A low dip and the tunnel emerged into the larger space of the Square Shaft junction.

A water hose used by the exploration group snaked from the lower Service Tunnel upto this point and was still under pressure as water was siphoning through it, a small jet coming through a pinprick in the pipe. Impressive for something over 20 years old.

The airflow can be an issue in here, we had to leave sharply once when the O2 meter started chirping.

Around the corner a large bung of gravel/orchre/mud blocks the passage to the ceiling, the start of which can be made under the arch shown below.

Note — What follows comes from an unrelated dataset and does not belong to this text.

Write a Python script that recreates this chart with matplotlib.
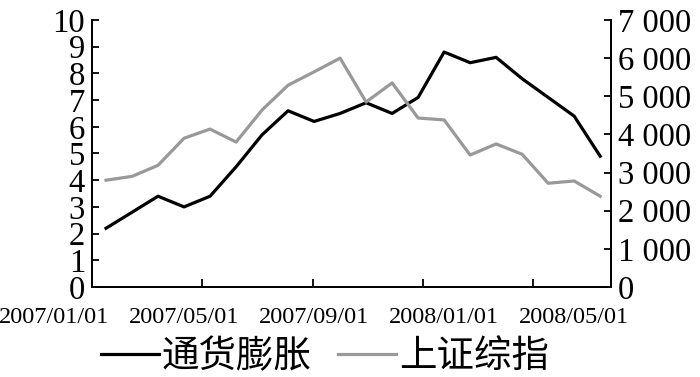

Upstream of the bung is the connection to the Wheelpit and an upper series of tunnels which are presently inaccessible. The exploration group pushed into these for some way and uncovered connections to shafts and what could be a much older tunnel beyond. Perhaps one day these too could be explored again.

Other tunnels

Many other adits line the banks of the river around the area. All of which are grilled and most backed up with sediment.

Tunnel F

It's a shame this site has been left to rot after the initial investment to start clearing it, several areas such as a turbine house on the riverbank have gone past the point of saving. What could have been an asset to tourism is instead left to clog up and degrade.